** start of Excerpted records **
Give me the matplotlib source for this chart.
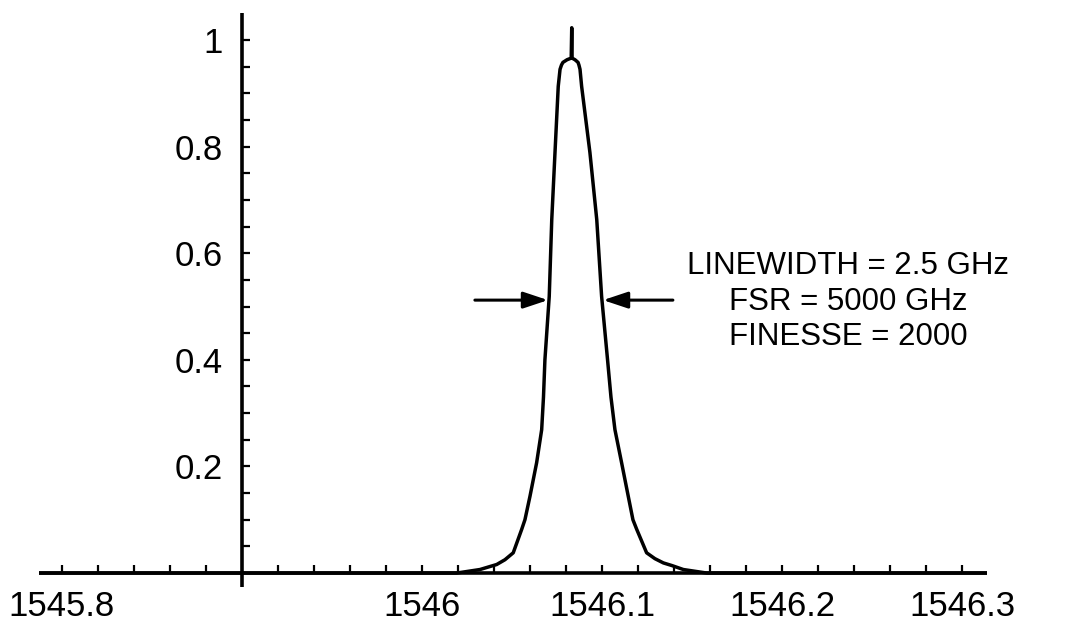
import matplotlib
matplotlib.use("Agg")
import matplotlib.pyplot as plt
from matplotlib.ticker import FixedLocator, NullFormatter

plt.rcParams["font.family"] = ["Liberation Sans", "DejaVu Sans"]

# Transmission of the Fabry-Perot filter vs wavelength (nm)
wavelength = [
    1545.787, 1545.900, 1546.0000, 1546.0193, 1546.0322, 1546.0415, 1546.0461,
    1546.0507, 1546.0554, 1546.0572, 1546.0600, 1546.0637, 1546.0665, 1546.0675,
    1546.0683, 1546.0707, 1546.0721, 1546.0739, 1546.0757, 1546.0767, 1546.0775,
    1546.0783, 1546.0806, 1546.0829, 1546.0832, 1546.0834, 1546.0850,
    1546.0867, 1546.0872, 1546.0878, 1546.0887, 1546.0933, 1546.0971,
    1546.0998, 1546.1031, 1546.1050, 1546.1072, 1546.1109, 1546.1146, 1546.1172,
    1546.1193, 1546.1248, 1546.1294, 1546.1341, 1546.1389, 1546.1452, 1546.1582,
    1546.1710, 1546.2500, 1546.314,
]
transmission = [
    0.000, 0.000, 0.000, 0.000, 0.0066, 0.016, 0.025,
    0.038, 0.082, 0.100, 0.144, 0.207, 0.269, 0.330,
    0.400, 0.519, 0.663, 0.789, 0.913, 0.945, 0.953,
    0.958, 0.963, 0.966, 1.023, 0.966, 0.963,
    0.958, 0.953, 0.945, 0.913, 0.789, 0.663,
    0.519, 0.400, 0.330, 0.269, 0.207, 0.144, 0.100,
    0.082, 0.038, 0.027, 0.019, 0.014, 0.0066, 0.000,
    0.000, 0.000, 0.000,
]

x_ticks = [1545.8, 1546.0, 1546.1, 1546.2, 1546.3]
x_tick_labels = ["1545.8", "1546", "1546.1", "1546.2", "1546.3"]
y_ticks = [0.2, 0.4, 0.6, 0.8, 1.0]
y_tick_labels = ["0.2", "0.4", "0.6", "0.8", "1"]

half_max = 0.512
fwhm_left, fwhm_right = 1546.0700, 1546.1006
info_lines = ["LINEWIDTH = 2.5 GHz", "FSR = 5000 GHz", "FINESSE = 2000"]

fig = plt.figure(figsize=(10.74, 6.25), dpi=100)
ax = fig.add_axes([0.03594, 0.06096, 0.8832, 0.91768])
ax.set_xlim(1545.787, 1546.314)
ax.set_ylim(-0.026, 1.05)

# axes crossing at (1545.9, 0)
for side in ("top", "right"):
    ax.spines[side].set_visible(False)
ax.spines["left"].set_position(("data", 1545.9))
ax.spines["bottom"].set_position(("data", 0.0))
for side in ("left", "bottom"):
    ax.spines[side].set_linewidth(2.6)
    ax.spines[side].set_capstyle("butt")

ax.xaxis.set_major_locator(FixedLocator(x_ticks))
ax.set_xticklabels(x_tick_labels)
x_minor = [round(1545.8 + 0.02 * i, 2) for i in range(26)]
x_minor = [v for v in x_minor if all(abs(v - t) > 1e-6 for t in x_ticks) and abs(v - 1545.9) > 1e-6]
ax.xaxis.set_minor_locator(FixedLocator(x_minor))

ax.yaxis.set_major_locator(FixedLocator(y_ticks))
ax.set_yticklabels(y_tick_labels)
y_minor = [round(0.05 * i, 2) for i in range(1, 21)]
y_minor = [v for v in y_minor if all(abs(v - t) > 1e-6 for t in y_ticks)]
ax.yaxis.set_minor_locator(FixedLocator(y_minor))
ax.yaxis.set_minor_formatter(NullFormatter())
ax.xaxis.set_minor_formatter(NullFormatter())

ax.tick_params(which="both", direction="in", length=5.5, width=1.6, color="black")
ax.tick_params(axis="x", which="major", labelsize=25, pad=12)
ax.tick_params(axis="y", which="major", labelsize=25, pad=14)

ax.plot(wavelength, transmission, color="black", lw=2.5, solid_joinstyle="round")

# FWHM arrows
arrow_kw = dict(arrowstyle="-|>,head_length=1.5,head_width=0.5", color="black", lw=2.2,
                shrinkA=0, shrinkB=0)
ax.annotate("", xy=(fwhm_left, half_max), xytext=(1546.0294, half_max), arrowprops=arrow_kw)
ax.annotate("", xy=(fwhm_right, half_max), xytext=(1546.1394, half_max), arrowprops=arrow_kw)

for text, yv in zip(info_lines, [0.576, 0.508, 0.443]):
    ax.text(1546.2367, yv, text, ha="center", va="center", fontsize=22.5)

fig.savefig("out.png", dpi=100, facecolor="white")
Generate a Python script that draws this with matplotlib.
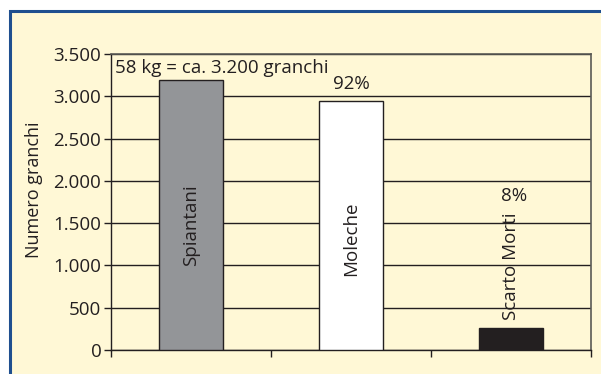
import matplotlib.pyplot as plt
from matplotlib.patches import Rectangle

# data
categories = ['Spiantani', 'Moleche', 'Scarto Morti']
values = [3190, 2944, 256]
percent_labels = ['', '92%', '8%']
bar_colors = ['#939598', '#ffffff', '#231f20']
y_ticks = [0, 500, 1000, 1500, 2000, 2500, 3000, 3500]
y_tick_labels = ['0', '500', '1.000', '1.500', '2.000', '2.500', '3.000', '3.500']

plt.rcParams['font.family'] = ['Open Sans', 'DejaVu Sans']
text_color = '#231f20'
cream = '#fff8d6'
fs = 13.5

fig = plt.figure(figsize=(6.01, 3.74), dpi=100)
fig.patch.set_facecolor('white')

# blue framed box behind the chart
frame = Rectangle((9.5 / 601, -0.05), 1.0, 1 - 10.5 / 374 + 0.05,
                  transform=fig.transFigure, facecolor=cream,
                  edgecolor='#1f4f8f', linewidth=2.2, zorder=-5)
fig.patches.append(frame)

ax = fig.add_axes([111 / 601, 1 - 350 / 374, 480 / 601, 296 / 374])
ax.set_facecolor(cream)

x = list(range(len(categories)))
ax.bar(x, values, width=0.4, color=bar_colors, edgecolor=text_color,
       linewidth=1.0, zorder=3)

ax.set_xlim(-0.5, 2.5)
ax.set_ylim(0, 3500)
ax.set_yticks(y_ticks)
ax.set_yticklabels(y_tick_labels)
ax.set_xticks([-0.5, 0.5, 1.5, 2.5])
ax.set_xticklabels([])
ax.tick_params(axis='y', length=5, width=1, color=text_color,
               labelsize=fs, labelcolor=text_color, pad=2)
ax.tick_params(axis='x', length=5, width=1, color=text_color)
ax.yaxis.grid(True, color=text_color, linewidth=1.0, zorder=1)
ax.set_axisbelow(True)

for side in ['top', 'right']:
    ax.spines[side].set_color('#5a5a55')
    ax.spines[side].set_linewidth(1.2)
for side in ['left', 'bottom']:
    ax.spines[side].set_color(text_color)
    ax.spines[side].set_linewidth(1.0)

ax.set_ylabel('Numero granchi', fontsize=13, color=text_color)
ax.yaxis.set_label_coords(-0.142, 0.54)

# category names written up the bars
name_y = [993, 875, 355]
for xi, name, ny in zip(x, categories, name_y):
    ax.text(xi, ny, name, rotation=90, ha='center', va='bottom',
            fontsize=fs, color=text_color, zorder=4)

# percentage labels
pct_x = [0, 1, 2.02]
pct_y = [0, 3086, 1762]
for px, lab, py in zip(pct_x, percent_labels, pct_y):
    if lab:
        ax.text(px, py, lab, ha='center', va='baseline', fontsize=fs,
                color=text_color, zorder=4)

ax.text(-0.475, 3275, '58 kg = ca. 3.200 granchi', ha='left',
        va='baseline', fontsize=fs, color=text_color, zorder=4)

fig.savefig('out.png', dpi=100)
** end of Excerpted records **
* **Given exercise**:
Go through the listing above and write it out again exactly, dropping the pictures.

* **Correct output**:
Give me the matplotlib source for this chart.
import matplotlib
matplotlib.use("Agg")
import matplotlib.pyplot as plt
from matplotlib.ticker import FixedLocator, NullFormatter

plt.rcParams["font.family"] = ["Liberation Sans", "DejaVu Sans"]

# Transmission of the Fabry-Perot filter vs wavelength (nm)
wavelength = [
    1545.787, 1545.900, 1546.0000, 1546.0193, 1546.0322, 1546.0415, 1546.0461,
    1546.0507, 1546.0554, 1546.0572, 1546.0600, 1546.0637, 1546.0665, 1546.0675,
    1546.0683, 1546.0707, 1546.0721, 1546.0739, 1546.0757, 1546.0767, 1546.0775,
    1546.0783, 1546.0806, 1546.0829, 1546.0832, 1546.0834, 1546.0850,
    1546.0867, 1546.0872, 1546.0878, 1546.0887, 1546.0933, 1546.0971,
    1546.0998, 1546.1031, 1546.1050, 1546.1072, 1546.1109, 1546.1146, 1546.1172,
    1546.1193, 1546.1248, 1546.1294, 1546.1341, 1546.1389, 1546.1452, 1546.1582,
    1546.1710, 1546.2500, 1546.314,
]
transmission = [
    0.000, 0.000, 0.000, 0.000, 0.0066, 0.016, 0.025,
    0.038, 0.082, 0.100, 0.144, 0.207, 0.269, 0.330,
    0.400, 0.519, 0.663, 0.789, 0.913, 0.945, 0.953,
    0.958, 0.963, 0.966, 1.023, 0.966, 0.963,
    0.958, 0.953, 0.945, 0.913, 0.789, 0.663,
    0.519, 0.400, 0.330, 0.269, 0.207, 0.144, 0.100,
    0.082, 0.038, 0.027, 0.019, 0.014, 0.0066, 0.000,
    0.000, 0.000, 0.000,
]

x_ticks = [1545.8, 1546.0, 1546.1, 1546.2, 1546.3]
x_tick_labels = ["1545.8", "1546", "1546.1", "1546.2", "1546.3"]
y_ticks = [0.2, 0.4, 0.6, 0.8, 1.0]
y_tick_labels = ["0.2", "0.4", "0.6", "0.8", "1"]

half_max = 0.512
fwhm_left, fwhm_right = 1546.0700, 1546.1006
info_lines = ["LINEWIDTH = 2.5 GHz", "FSR = 5000 GHz", "FINESSE = 2000"]

fig = plt.figure(figsize=(10.74, 6.25), dpi=100)
ax = fig.add_axes([0.03594, 0.06096, 0.8832, 0.91768])
ax.set_xlim(1545.787, 1546.314)
ax.set_ylim(-0.026, 1.05)

# axes crossing at (1545.9, 0)
for side in ("top", "right"):
    ax.spines[side].set_visible(False)
ax.spines["left"].set_position(("data", 1545.9))
ax.spines["bottom"].set_position(("data", 0.0))
for side in ("left", "bottom"):
    ax.spines[side].set_linewidth(2.6)
    ax.spines[side].set_capstyle("butt")

ax.xaxis.set_major_locator(FixedLocator(x_ticks))
ax.set_xticklabels(x_tick_labels)
x_minor = [round(1545.8 + 0.02 * i, 2) for i in range(26)]
x_minor = [v for v in x_minor if all(abs(v - t) > 1e-6 for t in x_ticks) and abs(v - 1545.9) > 1e-6]
ax.xaxis.set_minor_locator(FixedLocator(x_minor))

ax.yaxis.set_major_locator(FixedLocator(y_ticks))
ax.set_yticklabels(y_tick_labels)
y_minor = [round(0.05 * i, 2) for i in range(1, 21)]
y_minor = [v for v in y_minor if all(abs(v - t) > 1e-6 for t in y_ticks)]
ax.yaxis.set_minor_locator(FixedLocator(y_minor))
ax.yaxis.set_minor_formatter(NullFormatter())
ax.xaxis.set_minor_formatter(NullFormatter())

ax.tick_params(which="both", direction="in", length=5.5, width=1.6, color="black")
ax.tick_params(axis="x", which="major", labelsize=25, pad=12)
ax.tick_params(axis="y", which="major", labelsize=25, pad=14)

ax.plot(wavelength, transmission, color="black", lw=2.5, solid_joinstyle="round")

# FWHM arrows
arrow_kw = dict(arrowstyle="-|>,head_length=1.5,head_width=0.5", color="black", lw=2.2,
                shrinkA=0, shrinkB=0)
ax.annotate("", xy=(fwhm_left, half_max), xytext=(1546.0294, half_max), arrowprops=arrow_kw)
ax.annotate("", xy=(fwhm_right, half_max), xytext=(1546.1394, half_max), arrowprops=arrow_kw)

for text, yv in zip(info_lines, [0.576, 0.508, 0.443]):
    ax.text(1546.2367, yv, text, ha="center", va="center", fontsize=22.5)

fig.savefig("out.png", dpi=100, facecolor="white")
Generate a Python script that draws this with matplotlib.
import matplotlib.pyplot as plt
from matplotlib.patches import Rectangle

# data
categories = ['Spiantani', 'Moleche', 'Scarto Morti']
values = [3190, 2944, 256]
percent_labels = ['', '92%', '8%']
bar_colors = ['#939598', '#ffffff', '#231f20']
y_ticks = [0, 500, 1000, 1500, 2000, 2500, 3000, 3500]
y_tick_labels = ['0', '500', '1.000', '1.500', '2.000', '2.500', '3.000', '3.500']

plt.rcParams['font.family'] = ['Open Sans', 'DejaVu Sans']
text_color = '#231f20'
cream = '#fff8d6'
fs = 13.5

fig = plt.figure(figsize=(6.01, 3.74), dpi=100)
fig.patch.set_facecolor('white')

# blue framed box behind the chart
frame = Rectangle((9.5 / 601, -0.05), 1.0, 1 - 10.5 / 374 + 0.05,
                  transform=fig.transFigure, facecolor=cream,
                  edgecolor='#1f4f8f', linewidth=2.2, zorder=-5)
fig.patches.append(frame)

ax = fig.add_axes([111 / 601, 1 - 350 / 374, 480 / 601, 296 / 374])
ax.set_facecolor(cream)

x = list(range(len(categories)))
ax.bar(x, values, width=0.4, color=bar_colors, edgecolor=text_color,
       linewidth=1.0, zorder=3)

ax.set_xlim(-0.5, 2.5)
ax.set_ylim(0, 3500)
ax.set_yticks(y_ticks)
ax.set_yticklabels(y_tick_labels)
ax.set_xticks([-0.5, 0.5, 1.5, 2.5])
ax.set_xticklabels([])
ax.tick_params(axis='y', length=5, width=1, color=text_color,
               labelsize=fs, labelcolor=text_color, pad=2)
ax.tick_params(axis='x', length=5, width=1, color=text_color)
ax.yaxis.grid(True, color=text_color, linewidth=1.0, zorder=1)
ax.set_axisbelow(True)

for side in ['top', 'right']:
    ax.spines[side].set_color('#5a5a55')
    ax.spines[side].set_linewidth(1.2)
for side in ['left', 'bottom']:
    ax.spines[side].set_color(text_color)
    ax.spines[side].set_linewidth(1.0)

ax.set_ylabel('Numero granchi', fontsize=13, color=text_color)
ax.yaxis.set_label_coords(-0.142, 0.54)

# category names written up the bars
name_y = [993, 875, 355]
for xi, name, ny in zip(x, categories, name_y):
    ax.text(xi, ny, name, rotation=90, ha='center', va='bottom',
            fontsize=fs, color=text_color, zorder=4)

# percentage labels
pct_x = [0, 1, 2.02]
pct_y = [0, 3086, 1762]
for px, lab, py in zip(pct_x, percent_labels, pct_y):
    if lab:
        ax.text(px, py, lab, ha='center', va='baseline', fontsize=fs,
                color=text_color, zorder=4)

ax.text(-0.475, 3275, '58 kg = ca. 3.200 granchi', ha='left',
        va='baseline', fontsize=fs, color=text_color, zorder=4)

fig.savefig('out.png', dpi=100)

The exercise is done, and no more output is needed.